GenCell Ltd. is an Israeli company developing hydrogen alkaline based fuel cell systems and solutions that replace diesel generators with clean backup power for utilities, homeland security, healthcare and automated industries, as well as Ammonia (NH3) based off-grid power solutions.

== History ==
GenCell Ltd was founded in 2011 by Rami Reshef, Genaddy Finkelshtain and Gil Shavit. The company is headquartered in Petah Tikva.
In 2016, GenCell introduced the G5 line of hydrogen gas-powered backup generators to provide power in areas lacking centralized electricity

TDK Corporation and GenCell began collaborating in 2017 to develop and produce an ammonia- based solution. The collaboration involved GenCell's material sciences knowledge and TDK's manufacturing capabilities.

In 2018, GenCell introduced the A5 fuel cell as an alternative to diesel generators. In 2020, GenCell Ltd joined the Tel Aviv Stock Exchange

In 2021, GenCell Ltd began deploying its A5 cell to power an advanced test unit at an emergency communications system station in Iceland.

== Technology ==
The company developed a process to create hydrogen-on-demand from anhydrous ammonia (NH3), which enables its fuel cell solutions to also provide primary power for off-grid and poor-grid sites, as well as rural electrification.

The company has non-noble metal catalysts patents that enable it to reduce the material costs, and liquid electrolyte (KOH), making the fuel cell solutions for backup and off-grid power to operate in a vast range of weather conditions.

GenCell developed a number of patented technologies, including the use of a non-platinum catalyst, mechanisms for using ambient air as an oxidizer (instead of pure oxygen), and using lower-cost fuels such as industrial-grade hydrogen gas or anhydrous liquid ammonia.

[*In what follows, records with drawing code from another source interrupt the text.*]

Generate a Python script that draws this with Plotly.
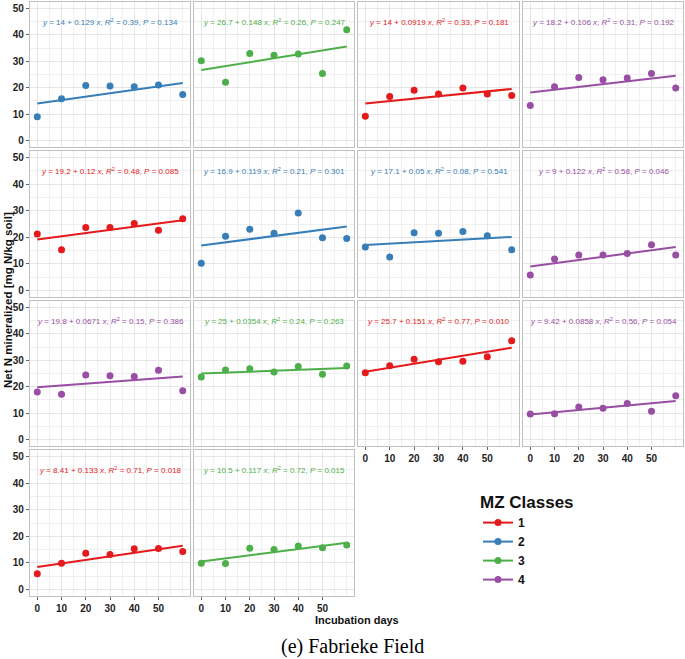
import plotly.graph_objects as go

# ---------------- data ----------------
days = [0, 10, 20, 30, 40, 50, 60]
class_names = ["1", "2", "3", "4"]
class_colors = ["#E41A1C", "#377EB8", "#4DAF4A", "#984EA3"]

panel_class = [2, 3, 1, 4,
               1, 2, 2, 4,
               4, 3, 1, 4,
               1, 3]

panel_values = [
    [9.0, 15.8, 20.8, 20.6, 20.4, 21.0, 17.4],
    [30.2, 22.1, 33.0, 32.3, 32.8, 25.4, 42.0],
    [9.2, 16.7, 19.0, 17.6, 19.9, 17.6, 17.0],
    [13.2, 20.4, 23.9, 23.0, 23.7, 25.4, 19.9],
    [21.2, 15.3, 23.7, 23.7, 25.2, 22.6, 27.0],
    [10.2, 20.4, 23.0, 21.5, 29.1, 19.8, 19.5],
    [16.3, 12.6, 21.7, 21.5, 22.2, 20.6, 15.3],
    [5.8, 11.8, 13.3, 13.3, 13.9, 17.2, 13.3],
    [18.0, 17.1, 24.4, 24.1, 23.9, 26.2, 18.5],
    [23.7, 26.3, 26.8, 25.6, 27.7, 24.7, 27.8],
    [25.3, 27.9, 30.4, 29.5, 29.6, 31.4, 37.4],
    [9.6, 9.7, 12.3, 11.8, 13.6, 10.7, 16.6],
    [5.9, 9.8, 13.6, 13.1, 15.3, 15.4, 14.3],
    [9.8, 9.7, 15.5, 15.0, 16.3, 15.7, 16.7],
]

intercepts = ["14", "26.7", "14", "18.2",
              "19.2", "16.9", "17.1", "9",
              "19.8", "25", "25.7", "9.42",
              "8.41", "10.5"]
slopes = ["0.129", "0.148", "0.0919", "0.106",
          "0.12", "0.119", "0.05", "0.122",
          "0.0671", "0.0354", "0.151", "0.0858",
          "0.133", "0.117"]
r2_values = ["0.39", "0.26", "0.33", "0.31",
             "0.48", "0.21", "0.08", "0.58",
             "0.15", "0.24", "0.77", "0.56",
             "0.71", "0.72"]
p_values = ["0.134", "0.247", "0.181", "0.192",
            "0.085", "0.301", "0.541", "0.046",
            "0.386", "0.263", "0.010", "0.054",
            "0.018", "0.015"]

x_ticks = [0, 10, 20, 30, 40, 50]
y_ticks = [0, 10, 20, 30, 40, 50]

# ---------------- layout geometry ----------------
W, H = 685, 659
col_px = [(30, 190), (194, 354), (358, 519), (523, 683)]
row_px = [(2, 147), (151, 297), (301, 446), (450, 596)]

FONT = "Liberation Sans, Arial, sans-serif"
BORDER = "#c0c0c0"

fig = go.Figure()
annotations = []
layout_axes = {}

for i, vals in enumerate(panel_values):
    r, c = divmod(i, 4)
    k = i + 1
    xa = "x" if k == 1 else f"x{k}"
    ya = "y" if k == 1 else f"y{k}"
    cls = panel_class[i]
    color = class_colors[cls - 1]

    a = float(intercepts[i])
    b = float(slopes[i])
    fit_x = [days[0], days[-1]]
    fit_y = [a + b * xx for xx in fit_x]

    fig.add_trace(go.Scatter(
        x=fit_x, y=fit_y, mode="lines",
        line=dict(color=color, width=2),
        xaxis=xa, yaxis=ya, showlegend=False, hoverinfo="skip",
        legendgroup=class_names[cls - 1]))
    fig.add_trace(go.Scatter(
        x=days, y=vals, mode="markers",
        marker=dict(color=color, size=7),
        xaxis=xa, yaxis=ya, showlegend=False,
        legendgroup=class_names[cls - 1], name=class_names[cls - 1]))

    x0, x1 = col_px[c]
    y0, y1 = row_px[r]
    show_x_labels = (r == 3) or (r == 2 and c >= 2)
    show_y_labels = (c == 0)

    layout_axes["xaxis" if k == 1 else f"xaxis{k}"] = dict(
        domain=[x0 / W, x1 / W], anchor=ya,
        range=[-3, 63], tickvals=x_ticks,
        showticklabels=show_x_labels,
        ticks="outside" if show_x_labels else "", ticklen=3, tickcolor="#666666",
        tickfont=dict(family=FONT, size=10, color="#222222", weight="bold"),
        showgrid=True, gridcolor="#e6e6e6", gridwidth=1, zeroline=False,
        minor=dict(tickvals=[5, 15, 25, 35, 45, 55, 60], showgrid=True,
                   gridcolor="#f0f0f0", gridwidth=1),
        showline=True, mirror=True, linecolor=BORDER, linewidth=1.3,
    )
    layout_axes["yaxis" if k == 1 else f"yaxis{k}"] = dict(
        domain=[1 - y1 / H, 1 - y0 / H], anchor=xa,
        range=[-2.5, 52.5], tickvals=y_ticks,
        showticklabels=show_y_labels,
        ticks="outside" if show_y_labels else "", ticklen=3, tickcolor="#666666",
        tickfont=dict(family=FONT, size=10, color="#222222", weight="bold"),
        showgrid=True, gridcolor="#e6e6e6", gridwidth=1, zeroline=False,
        minor=dict(tickvals=[5, 15, 25, 35, 45], showgrid=True,
                   gridcolor="#f0f0f0", gridwidth=1),
        showline=True, mirror=True, linecolor=BORDER, linewidth=1.3,
    )

    label = (f"<i>y</i> = {intercepts[i]} + {slopes[i]} <i>x</i>, "
             f"<i>R</i><sup>2</sup> = {r2_values[i]}, <i>P</i> = {p_values[i]}")
    annotations.append(dict(
        x=30, y=45, xref=xa, yref=ya, text=label, showarrow=False,
        xanchor="center", yanchor="middle",
        font=dict(family=FONT, size=8, color=color)))

# legend entries (one per class)
for j, name in enumerate(class_names):
    fig.add_trace(go.Scatter(
        x=[None], y=[None], mode="lines+markers", name=name,
        line=dict(color=class_colors[j], width=2),
        marker=dict(color=class_colors[j], size=7),
        xaxis="x", yaxis="y", showlegend=True))

# axis titles & caption
annotations.append(dict(
    x=8 / W, y=1 - 300 / H, xref="paper", yref="paper",
    xanchor="center", yanchor="middle",
    text="Net N mineralized [mg N/kg soil]", textangle=-90, showarrow=False,
    font=dict(family=FONT, size=11.5, color="#111111", weight="bold")))
annotations.append(dict(
    x=357 / W, y=1 - 619.5 / H, xref="paper", yref="paper",
    xanchor="center", yanchor="middle",
    text="Incubation days", showarrow=False,
    font=dict(family=FONT, size=11, color="#111111", weight="bold")))
annotations.append(dict(
    x=352 / W, y=1 - 646 / H, xref="paper", yref="paper",
    xanchor="center", yanchor="middle",
    text="(e) Fabrieke Field", showarrow=False,
    font=dict(family="Liberation Serif, Times New Roman, serif", size=20, color="#000000")))

fig.update_layout(
    width=W, height=H,
    margin=dict(l=0, r=0, t=0, b=0),
    paper_bgcolor="white", plot_bgcolor="white",
    annotations=annotations,
    legend=dict(
        title=dict(text="MZ Classes", font=dict(family=FONT, size=17, color="#111111", weight="bold")),
        font=dict(family=FONT, size=12, color="#111111", weight="bold"),
        x=478 / W, y=1 - 486 / H, xanchor="left", yanchor="top",
        bgcolor="rgba(0,0,0,0)", itemwidth=30,
    ),
    **layout_axes,
)

fig.write_html("out.html", config={"displayModeBar": False},
               post_script="document.body.style.margin='0';")
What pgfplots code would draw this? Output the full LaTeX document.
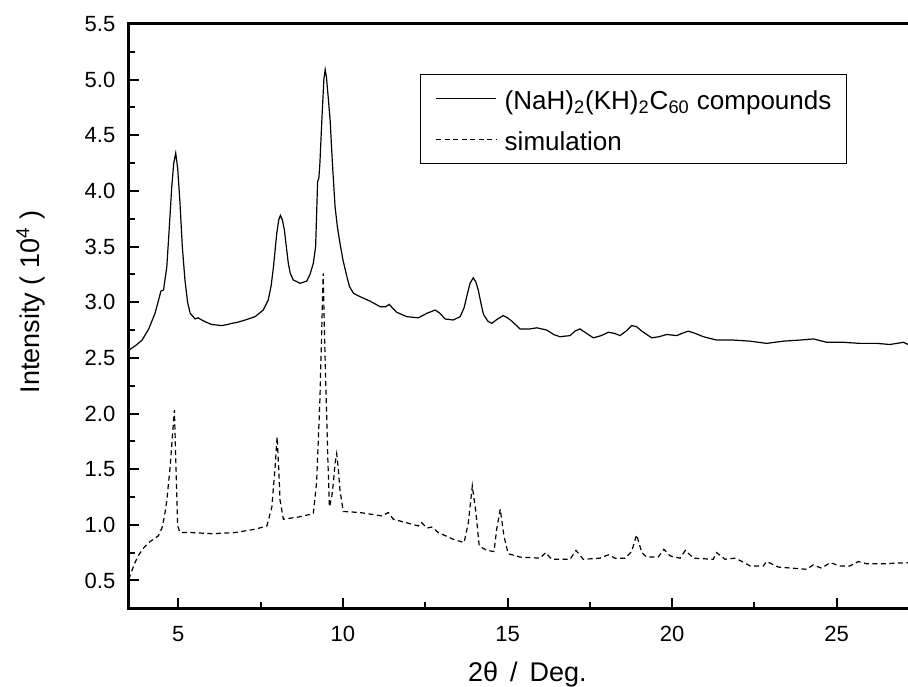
\documentclass[border=0pt]{standalone}
\usepackage{fontspec}
\setmainfont{Liberation Sans}
\usepackage{pgfplots}
\pgfplotsset{compat=1.18}

\begin{document}
\begin{tikzpicture}
\begin{axis}[
  x=16.46pt, y=55.65pt,
  xmin=3.5, xmax=27.3, ymin=0.25, ymax=5.5,
  axis line style={line width=1.5pt},
  xtick={5,10,15,20,25}, minor x tick num=1,
  ytick={0.5,1.0,...,5.5}, minor y tick num=1,
  xtick pos=bottom, ytick pos=left, tick align=inside,
  major tick length=5pt, minor tick length=3pt,
  every tick/.style={black, line width=1pt},
  tick label style={font=\fontsize{11}{13}\selectfont},
  xticklabel style={yshift=-5.6pt},
  yticklabel style={xshift=-3.3pt},
  /pgf/number format/assume math mode=true,
  yticklabel style={/pgf/number format/.cd, fixed, fixed zerofill, precision=1},
  xlabel={2θ\ \,/\ \,Deg.},
  ylabel={Intensity ( 10\textsuperscript{4} )},
  label style={font=\fontsize{13.5}{16}\selectfont},
  xlabel style={at={(axis description cs:0.5086,-0.1249)}, anchor=base},
  ylabel style={at={(axis description cs:-0.1251,0.524)}, anchor=center},
  legend cell align=left,
  legend image code/.code={\draw[#1] (0pt,0pt) -- (30pt,0pt);},
  legend style={at={(axis description cs:0.3714,0.9139)}, anchor=north west,
    draw=black, line width=0.6pt, fill=white, inner xsep=7.5pt, inner ysep=3.15pt,
    row sep=3.85pt, font=\fontsize{13}{15}\selectfont,
    nodes={inner sep=0pt, text height=14pt, text depth=3pt},
    /tikz/every odd column/.append style={column sep=4pt}},
]
\addplot[black, line width=0.6pt] coordinates {
(3.50,2.57) (3.70,2.61) (3.90,2.66) (4.10,2.76) (4.29,2.90) (4.40,3.02) (4.47,3.10) (4.55,3.11) (4.65,3.32) (4.72,3.65) (4.80,4.04) (4.86,4.25) (4.92,4.34) (4.98,4.20) (5.05,3.89) (5.12,3.50) (5.20,3.20) (5.28,3.00) (5.36,2.90) (5.51,2.85) (5.60,2.86) (5.71,2.84) (5.85,2.82) (6.01,2.80) (6.32,2.79) (6.50,2.80) (6.62,2.81) (6.80,2.82) (7.03,2.84) (7.33,2.87) (7.58,2.93) (7.73,3.02) (7.82,3.15) (7.89,3.32) (7.99,3.62) (8.05,3.74) (8.10,3.78) (8.16,3.74) (8.22,3.65) (8.28,3.50) (8.34,3.35) (8.40,3.26) (8.49,3.20) (8.70,3.17) (8.90,3.19) (9.00,3.25) (9.10,3.35) (9.17,3.50) (9.23,4.08) (9.27,4.12) (9.30,4.25) (9.36,4.64) (9.42,5.00) (9.46,5.09) (9.50,5.02) (9.55,4.85) (9.61,4.64) (9.68,4.25) (9.76,3.86) (9.83,3.68) (9.91,3.53) (10.00,3.38) (10.12,3.23) (10.20,3.14) (10.32,3.08) (10.52,3.05) (10.82,3.01) (11.13,2.96) (11.30,2.96) (11.41,2.98) (11.50,2.95) (11.63,2.91) (11.94,2.87) (12.29,2.86) (12.55,2.90) (12.80,2.93) (12.95,2.90) (13.10,2.85) (13.35,2.84) (13.56,2.87) (13.68,2.95) (13.76,3.05) (13.86,3.17) (13.96,3.22) (14.04,3.18) (14.11,3.11) (14.20,2.98) (14.27,2.89) (14.40,2.83) (14.52,2.81) (14.70,2.85) (14.87,2.88) (15.00,2.86) (15.13,2.83) (15.38,2.76) (15.68,2.76) (15.89,2.77) (16.19,2.75) (16.40,2.71) (16.59,2.69) (16.90,2.70) (17.05,2.74) (17.20,2.76) (17.40,2.72) (17.61,2.68) (17.85,2.70) (18.06,2.73) (18.25,2.72) (18.42,2.70) (18.60,2.74) (18.77,2.79) (18.92,2.78) (19.08,2.74) (19.38,2.68) (19.60,2.69) (19.84,2.71) (20.14,2.70) (20.30,2.72) (20.49,2.74) (20.70,2.72) (20.95,2.69) (21.35,2.66) (21.86,2.66) (22.37,2.65) (22.87,2.63) (23.38,2.65) (23.89,2.66) (24.29,2.67) (24.70,2.64) (25.20,2.64) (25.71,2.63) (26.22,2.63) (26.62,2.62) (27.03,2.64) (27.17,2.62)
};
\addlegendentry{(NaH)\textsubscript{2}(KH)\textsubscript{2}C\textsubscript{60} compounds}
\addplot[black, line width=0.6pt, dash pattern=on 2.5pt off 1.75pt] coordinates {
(3.50,0.51) (3.54,0.55) (3.68,0.66) (3.80,0.73) (3.94,0.79) (4.10,0.84) (4.24,0.87) (4.39,0.90) (4.50,0.97) (4.58,1.08) (4.65,1.22) (4.75,1.52) (4.82,1.80) (4.88,2.03) (4.93,1.50) (4.98,0.99) (5.05,0.93) (5.41,0.93) (6.01,0.92) (6.72,0.93) (7.33,0.96) (7.69,0.99) (7.84,1.16) (7.94,1.52) (8.00,1.79) (8.05,1.50) (8.09,1.22) (8.19,1.05) (8.65,1.07) (9.10,1.10) (9.20,1.38) (9.30,2.12) (9.36,2.80) (9.40,3.26) (9.44,2.70) (9.49,2.15) (9.54,1.60) (9.59,1.16) (9.66,1.25) (9.71,1.38) (9.76,1.55) (9.81,1.64) (9.86,1.50) (9.91,1.31) (10.01,1.12) (10.52,1.11) (11.18,1.08) (11.38,1.11) (11.53,1.05) (12.29,0.99) (12.39,1.02) (12.55,0.97) (12.70,0.98) (12.90,0.93) (13.35,0.87) (13.68,0.84) (13.81,1.02) (13.93,1.35) (14.04,1.11) (14.14,0.81) (14.37,0.77) (14.59,0.76) (14.67,0.96) (14.78,1.14) (14.89,0.90) (15.02,0.74) (15.38,0.71) (15.99,0.70) (16.16,0.75) (16.34,0.69) (16.90,0.69) (17.08,0.77) (17.30,0.69) (17.81,0.70) (18.06,0.73) (18.27,0.70) (18.57,0.70) (18.77,0.76) (18.92,0.91) (19.08,0.75) (19.23,0.71) (19.58,0.71) (19.75,0.78) (19.94,0.72) (20.24,0.70) (20.40,0.77) (20.65,0.70) (21.25,0.69) (21.35,0.75) (21.61,0.69) (21.90,0.70) (22.06,0.68) (22.37,0.63) (22.77,0.63) (22.87,0.67) (23.23,0.62) (24.09,0.60) (24.29,0.64) (24.54,0.61) (24.80,0.66) (25.10,0.63) (25.40,0.63) (25.66,0.67) (25.91,0.65) (26.42,0.65) (27.17,0.66)
};
\addlegendentry{simulation}
\coordinate (bbsw) at (axis cs:3.5,0.25);
\coordinate (bbne) at (axis cs:27.166,5.5);
\end{axis}
\pgfresetboundingbox
\path ([shift={(-64.5pt,-39pt)}]bbsw) rectangle ([shift={(0pt,12pt)}]bbne);
\end{tikzpicture}
\end{document}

GenCell is field testing prototypes of small scale fuel cells fueled by ammonia. This ammonia-to-energy technology will provide clean energy users with another alternative.

== Cost ==
A GenCell A5 4 kW generator costs 60,000-70,000 USD. GenCell estimates that local production of ammonia will help reduce energy production costs, and will allow its generators to run at 70 cents per kWh.